Flat Earth: Nippon myths

Raymond Whitaker
Saturday 17 May 1997 23:02 BST
Comments

The Japanese are very strange people, as everyone knows. Or do they? Anyone who has ever been to Japan always finds the same few myths being repeated back to them on their return. Among the things everyone "knows" about the Japanese are:

t Their trains are so crowded that they have special "shovers" to get the commuters in. No more than the tiniest grain of truth, actually: every Japanese station has smartly-uniformed men with little to do bar blowing whistles and waving little flags. During rush hour at Tokyo Central and maybe one other station, they have been known to give passengers a bit of a push to move them down inside the cars.

t Middle-aged Japanese men are so obsessed with schoolgirls that they buy their discarded underwear from vending machines. Only about three of these machines were ever deployed. They were removed after the authorities ruled that their owner had failed to obtain a licence to sell second- hand goods.

t Half the Japanese population takes part in game shows where they are obliged to walk through pits of fire, eat live slugs and cross the Antarctic in nothing but boxer shorts. Er, no: the Endurance show so beloved of Clive James ran a long time ago on an obscure channel. No one in Japan has ever heard of it.

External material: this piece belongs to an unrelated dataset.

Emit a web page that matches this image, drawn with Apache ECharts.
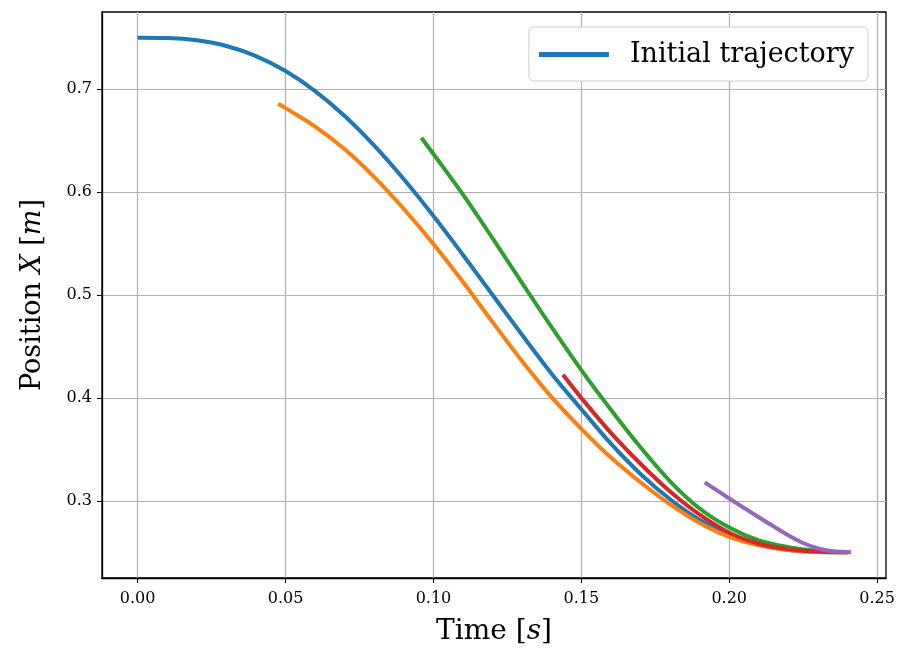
<!DOCTYPE html>
<html>
<head>
<meta charset="utf-8">
<script src="https://cdn.jsdelivr.net/npm/echarts@6/dist/echarts.min.js"></script>
<style>
  html, body { margin: 0; padding: 0; background: #fff; }
  #chart { width: 898px; height: 655px; }
</style>
</head>
<body>
<div id="chart"></div>
<script>
// tick values
const xTicks = [0, 0.05, 0.10, 0.15, 0.20, 0.25];
const yTicks = [0.3, 0.4, 0.5, 0.6, 0.7];

// initial trajectory (blue)
const initT = [0, 0.01, 0.02, 0.03, 0.04, 0.05, 0.06, 0.07, 0.08, 0.09, 0.10, 0.11, 0.12,
  0.13, 0.14, 0.15, 0.16, 0.17, 0.18, 0.19, 0.20, 0.21, 0.22, 0.23, 0.24];
const initX = [0.7500, 0.7497, 0.7475, 0.7420, 0.7322, 0.7177, 0.6982, 0.6739, 0.6451, 0.6124,
  0.5767, 0.5389, 0.5000, 0.4611, 0.4233, 0.3890, 0.3555, 0.3261, 0.3015, 0.2815, 0.2670,
  0.2575, 0.2522, 0.2503, 0.2500];

// replanned trajectories
const replan1T = [0.0475, 0.05, 0.06, 0.07, 0.08, 0.09, 0.10, 0.11, 0.12, 0.13, 0.14, 0.15,
  0.16, 0.17, 0.18, 0.19, 0.20, 0.21, 0.22, 0.23, 0.24];
const replan1X = [0.6858, 0.6816, 0.6636, 0.6416, 0.6146, 0.5836, 0.5496, 0.5126, 0.4736, 0.4356,
  0.4005, 0.3700, 0.3420, 0.3180, 0.2965, 0.2785, 0.2650, 0.2568, 0.2523, 0.2505, 0.2500];

const replan2T = [0.0959, 0.10, 0.11, 0.12, 0.13, 0.14, 0.15, 0.16, 0.17, 0.18, 0.19, 0.20,
  0.21, 0.22, 0.23, 0.24];
const replan2X = [0.6528, 0.6370, 0.5975, 0.5550, 0.5115, 0.4685, 0.4270, 0.3885, 0.3520, 0.3190,
  0.2925, 0.2740, 0.2615, 0.2550, 0.2513, 0.2500];

const replan3T = [0.1438, 0.15, 0.16, 0.17, 0.18, 0.19, 0.20, 0.21, 0.22, 0.23, 0.24];
const replan3X = [0.4225, 0.4000, 0.3660, 0.3360, 0.3090, 0.2865, 0.2690, 0.2583, 0.2530, 0.2508, 0.2500];

const replan4T = [0.1917, 0.20, 0.21, 0.215, 0.22, 0.225, 0.23, 0.235, 0.2412];
const replan4X = [0.3179, 0.3023, 0.2840, 0.2752, 0.2665, 0.2590, 0.2537, 0.2510, 0.2500];

const zip = (ts, xs) => ts.map((t, i) => [t, xs[i]]);

const serif = '"DejaVu Serif", "Liberation Serif", serif';

function lineSeries(name, color, ts, xs) {
  return {
    name: name,
    type: 'line',
    data: zip(ts, xs),
    smooth: 0.35,
    showSymbol: false,
    symbol: 'none',
    lineStyle: { color: color, width: 4, cap: 'butt' },
    itemStyle: { color: color },
    animation: false
  };
}

const chart = echarts.init(document.getElementById('chart'), null, { renderer: 'canvas' });

chart.setOption({
  backgroundColor: '#fff',
  animation: false,
  grid: {
    left: 102, right: 12, top: 12, bottom: 77,
    outerBoundsMode: 'none',
    show: true, borderColor: '#000', borderWidth: 1.3
  },
  legend: {
    data: ['Initial trajectory'],
    right: 30,
    top: 27,
    orient: 'vertical',
    backgroundColor: '#fff',
    borderColor: '#cccccc',
    borderWidth: 1,
    borderRadius: 5,
    padding: [14, 14, 13, 10],
    itemWidth: 70,
    itemHeight: 5,
    icon: 'rect',
    itemGap: 0,
    textStyle: { fontFamily: serif, fontSize: 27, color: '#000', padding: [0, 0, 0, 16] }
  },
  xAxis: {
    type: 'value',
    min: -0.01206,
    max: 0.2530,
    name: 'Time [{it|s}]',
    nameLocation: 'middle',
    nameGap: 40,
    nameTextStyle: {
      fontFamily: serif, fontSize: 28, color: '#000',
      rich: { it: { fontFamily: serif, fontSize: 28, fontStyle: 'italic', color: '#000' } }
    },
    axisLine: { show: true, onZero: false, lineStyle: { color: '#000', width: 1.3 } },
    axisTick: { show: true, length: 5, lineStyle: { color: '#000' }, customValues: xTicks },
    axisLabel: {
      customValues: xTicks,
      fontFamily: serif, fontSize: 16, color: '#000', margin: 13,
      formatter: v => v.toFixed(2)
    },
    splitLine: { show: true, lineStyle: { color: '#b0b0b0', width: 1.2 } }
  },
  yAxis: {
    type: 'value',
    min: 0.225,
    max: 0.775,
    name: 'Position {it|X} [{it|m}]',
    nameLocation: 'middle',
    nameGap: 56,
    nameRotate: 90,
    nameTextStyle: {
      fontFamily: serif, fontSize: 27, color: '#000',
      rich: { it: { fontFamily: serif, fontSize: 27, fontStyle: 'italic', color: '#000' } }
    },
    axisLine: { show: true, onZero: false, lineStyle: { color: '#000', width: 1.3 } },
    axisTick: { show: true, length: 5, lineStyle: { color: '#000' }, customValues: yTicks },
    axisLabel: {
      customValues: yTicks,
      fontFamily: serif, fontSize: 16, color: '#000', margin: 10,
      formatter: v => v.toFixed(1)
    },
    splitLine: { show: true, lineStyle: { color: '#b0b0b0', width: 1.2 } }
  },
  series: [
    lineSeries('Initial trajectory', '#1f77b4', initT, initX),
    lineSeries('Replan 1', '#ff7f0e', replan1T, replan1X),
    lineSeries('Replan 2', '#2ca02c', replan2T, replan2X),
    lineSeries('Replan 3', '#d62728', replan3T, replan3X),
    lineSeries('Replan 4', '#9467bd', replan4T, replan4X)
  ]
});
</script>
</body>
</html>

The Japanese are eccentric enough without having to exaggerate or make things up. It is perfectly true, for example, that you see schoolboys and men in suits alike on the Tokyo subway, reading manga comics full of rape and dismemberment. But that is for another time ...

Coalition of elks

NO wonder the French Socialists are doing well in the election campaign: their leading opponent, Jacques Chirac, is urging a "shared elk" on the voters.

The trouble is that the word elan means "elk" as well as "impulse" or "thrust". When advisers urged a similar slogan on the late Francois Mitterrand, it is said, he took a sample poster showing his face, drew a pair of elk's antlers on his head and wordlessly handed it back. But Chirac, lacking Mitterrand's understanding of popular humour, went for the slogan, "With Jacques Chirac, a shared elan", to cartoonists' glee. Le Canard Enchaine, for example, depicted the Gaullist coalition as a pair of elks mating.

Not that French sloganeering is up to much. Mitterrand won in 1981 with the line "The Tranquil Force", easily changed to "Farce", but it was better than his opponent's message. Valery Giscard d'Estaing tried to play on his experience with "France Needs a President", which voters took as an expression of the bleeding obvious.

Funny herr, herr

THE German finance minister, Theo Waigel, may be under fire for "cooking the books" to meet the targets for European monetary union, but his rare brand of self-deprecating humour often gets him out of trouble.

A group of children once fished him out of a pond, he says, and he tried to offer them a reward. One wanted ice cream, another sweets, but the third requested asylum.

Waigel: "Why asylum?" The child: "Because if my father found out I saved the finance minister, he would kill me."